After that I made all the purchases. I bought some bamboo table mats at 1/6th the price I paid at the shop on the road to Ha Long Bay. I then found a laquerwood tray that I liked. In the factory shop they wanted $50-60 for this. "How much," I asked. "$25," she responded. I offered $15 and we settled at $16. In general, I assume if they agreed to the price I probably over paid.
By the way, Mr. Krohbuy joined us on the bus to the market and I got a sense of how annoying he must have been to the people in his group. He sat up in front and loudly commented on everything. For example, when the guide asked if we had picked up the complimentary maps from the hotel, he yelled, "yeah, from the hotel, not from the cruise." He would ask for street names and then mock the Vietnamese spelling and pronunciation. Thank God, it was only a 10 minute drive.
Dave and Janet have a book called 1000 Places to See Before You Die, and it lists two items for Saigon: the covered market with the hyper-aggressive sellers and the hotel bar on the roof of the Rex Hotel. This was the hotel where the U.S. military gave its regular five pm briefings to the press corp during the Vietnam War and it's supposed to be very, very nice. We have 7:30 pm reservations for drinks, but it isn't clear if we're eating there.

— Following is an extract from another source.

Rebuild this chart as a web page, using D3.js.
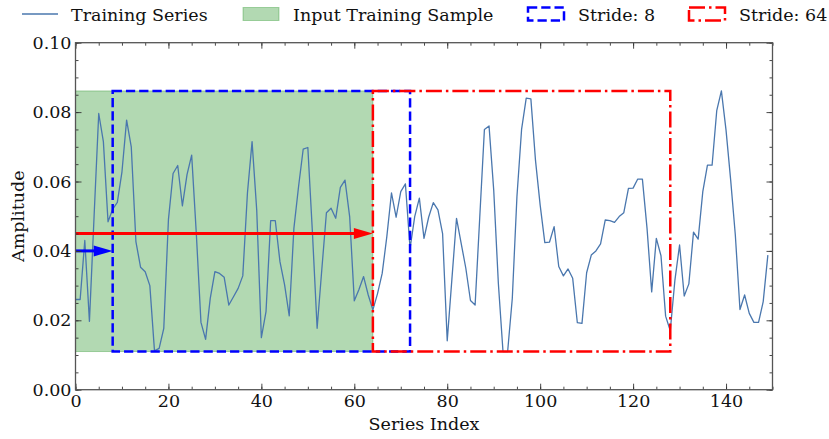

We agreed to join Dave and Janet, Kathy and Janice, and Jill for drinks. Dad was anxious about whether we're eating there or not, but I begged him just to play it by ear. "Which one?" he asked. "Yes," I responded. Part of the issue for the others is that the Rex Hotel may be too expensive for them for more than just drinks. I'm now going to go online and find some dining options near the Rex Hotel for tonight.